§ **DATA SHOWN**:
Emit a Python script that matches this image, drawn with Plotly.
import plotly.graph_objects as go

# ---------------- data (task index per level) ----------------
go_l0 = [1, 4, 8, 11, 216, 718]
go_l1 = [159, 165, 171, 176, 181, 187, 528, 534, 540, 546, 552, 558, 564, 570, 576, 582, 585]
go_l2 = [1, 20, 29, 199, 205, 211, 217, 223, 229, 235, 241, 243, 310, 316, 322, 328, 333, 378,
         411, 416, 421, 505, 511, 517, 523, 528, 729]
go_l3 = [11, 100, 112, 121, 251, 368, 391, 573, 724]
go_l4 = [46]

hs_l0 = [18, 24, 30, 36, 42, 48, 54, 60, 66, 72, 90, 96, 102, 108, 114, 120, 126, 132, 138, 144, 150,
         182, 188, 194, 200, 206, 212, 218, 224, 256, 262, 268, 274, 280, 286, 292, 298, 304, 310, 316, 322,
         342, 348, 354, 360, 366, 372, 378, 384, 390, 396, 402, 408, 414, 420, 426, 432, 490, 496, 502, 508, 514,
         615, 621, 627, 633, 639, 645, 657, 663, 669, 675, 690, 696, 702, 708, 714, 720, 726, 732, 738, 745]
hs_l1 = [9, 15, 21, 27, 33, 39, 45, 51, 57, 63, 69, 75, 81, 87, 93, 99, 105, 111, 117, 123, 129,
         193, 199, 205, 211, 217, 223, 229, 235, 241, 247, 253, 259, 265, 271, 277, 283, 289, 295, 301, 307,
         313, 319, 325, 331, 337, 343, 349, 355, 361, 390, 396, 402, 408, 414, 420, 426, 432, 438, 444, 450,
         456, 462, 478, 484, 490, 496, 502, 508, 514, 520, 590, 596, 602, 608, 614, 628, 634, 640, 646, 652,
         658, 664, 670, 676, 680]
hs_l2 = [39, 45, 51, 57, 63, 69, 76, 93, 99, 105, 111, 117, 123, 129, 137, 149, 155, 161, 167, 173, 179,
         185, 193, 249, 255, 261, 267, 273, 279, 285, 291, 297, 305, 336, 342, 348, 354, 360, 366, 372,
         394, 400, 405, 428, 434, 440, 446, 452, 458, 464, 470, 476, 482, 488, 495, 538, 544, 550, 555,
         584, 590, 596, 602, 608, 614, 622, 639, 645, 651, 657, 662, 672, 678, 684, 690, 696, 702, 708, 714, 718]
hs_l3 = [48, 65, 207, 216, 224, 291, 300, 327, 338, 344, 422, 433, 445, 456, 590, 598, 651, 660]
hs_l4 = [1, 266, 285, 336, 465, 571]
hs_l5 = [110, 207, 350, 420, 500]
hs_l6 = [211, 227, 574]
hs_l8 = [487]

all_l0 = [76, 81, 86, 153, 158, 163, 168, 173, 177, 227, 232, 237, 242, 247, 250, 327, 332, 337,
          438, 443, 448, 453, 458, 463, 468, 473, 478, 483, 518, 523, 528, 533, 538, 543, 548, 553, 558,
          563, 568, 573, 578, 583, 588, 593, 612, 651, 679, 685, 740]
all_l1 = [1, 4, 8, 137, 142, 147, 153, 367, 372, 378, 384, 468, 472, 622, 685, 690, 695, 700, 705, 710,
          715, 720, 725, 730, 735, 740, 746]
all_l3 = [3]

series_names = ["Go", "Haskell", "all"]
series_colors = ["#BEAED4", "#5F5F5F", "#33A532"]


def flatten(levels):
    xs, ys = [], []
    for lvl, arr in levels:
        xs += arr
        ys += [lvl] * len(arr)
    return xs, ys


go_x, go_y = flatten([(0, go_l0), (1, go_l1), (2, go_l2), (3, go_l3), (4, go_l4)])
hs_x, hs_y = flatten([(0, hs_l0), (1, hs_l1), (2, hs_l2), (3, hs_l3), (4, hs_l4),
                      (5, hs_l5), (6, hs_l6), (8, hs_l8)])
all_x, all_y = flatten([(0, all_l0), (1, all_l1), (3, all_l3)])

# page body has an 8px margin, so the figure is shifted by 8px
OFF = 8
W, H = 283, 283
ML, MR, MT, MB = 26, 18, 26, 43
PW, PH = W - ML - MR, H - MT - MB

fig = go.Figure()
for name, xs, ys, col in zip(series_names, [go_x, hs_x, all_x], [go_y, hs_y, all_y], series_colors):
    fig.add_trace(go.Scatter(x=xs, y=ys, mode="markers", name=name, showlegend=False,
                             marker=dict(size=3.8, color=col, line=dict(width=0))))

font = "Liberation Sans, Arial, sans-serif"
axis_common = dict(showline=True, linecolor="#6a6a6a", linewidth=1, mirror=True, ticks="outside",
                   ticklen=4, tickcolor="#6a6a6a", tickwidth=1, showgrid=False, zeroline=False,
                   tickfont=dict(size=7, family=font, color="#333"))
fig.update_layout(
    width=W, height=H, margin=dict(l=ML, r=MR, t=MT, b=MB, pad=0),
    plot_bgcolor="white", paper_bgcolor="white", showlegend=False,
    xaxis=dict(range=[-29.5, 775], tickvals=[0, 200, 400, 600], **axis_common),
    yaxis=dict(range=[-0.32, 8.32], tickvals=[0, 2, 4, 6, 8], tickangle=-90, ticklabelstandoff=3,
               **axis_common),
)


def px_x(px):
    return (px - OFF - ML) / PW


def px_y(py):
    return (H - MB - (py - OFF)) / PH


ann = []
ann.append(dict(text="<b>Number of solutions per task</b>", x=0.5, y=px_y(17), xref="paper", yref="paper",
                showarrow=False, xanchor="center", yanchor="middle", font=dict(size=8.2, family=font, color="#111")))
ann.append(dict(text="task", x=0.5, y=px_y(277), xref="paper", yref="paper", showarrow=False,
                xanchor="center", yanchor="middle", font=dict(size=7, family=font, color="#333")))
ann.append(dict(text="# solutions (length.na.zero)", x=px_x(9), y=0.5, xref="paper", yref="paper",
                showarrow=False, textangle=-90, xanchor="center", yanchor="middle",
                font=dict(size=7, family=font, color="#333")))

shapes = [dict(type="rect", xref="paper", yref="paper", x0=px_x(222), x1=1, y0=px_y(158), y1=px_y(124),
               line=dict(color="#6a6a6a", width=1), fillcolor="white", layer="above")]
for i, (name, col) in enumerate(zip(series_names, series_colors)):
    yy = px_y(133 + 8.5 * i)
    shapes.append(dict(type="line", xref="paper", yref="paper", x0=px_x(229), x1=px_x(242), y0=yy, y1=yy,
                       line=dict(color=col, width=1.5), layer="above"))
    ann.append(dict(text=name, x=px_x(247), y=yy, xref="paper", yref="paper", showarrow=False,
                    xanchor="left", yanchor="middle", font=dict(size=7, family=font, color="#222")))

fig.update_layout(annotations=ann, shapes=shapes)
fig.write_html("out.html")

§ **THE EXERCISE**:
Reproduce only the lines from the top of the material through the one bearing "go_l4 = [46]", each exactly as it stands.

§ **EXERCISE RESULT**:
Emit a Python script that matches this image, drawn with Plotly.
import plotly.graph_objects as go

# ---------------- data (task index per level) ----------------
go_l0 = [1, 4, 8, 11, 216, 718]
go_l1 = [159, 165, 171, 176, 181, 187, 528, 534, 540, 546, 552, 558, 564, 570, 576, 582, 585]
go_l2 = [1, 20, 29, 199, 205, 211, 217, 223, 229, 235, 241, 243, 310, 316, 322, 328, 333, 378,
         411, 416, 421, 505, 511, 517, 523, 528, 729]
go_l3 = [11, 100, 112, 121, 251, 368, 391, 573, 724]
go_l4 = [46]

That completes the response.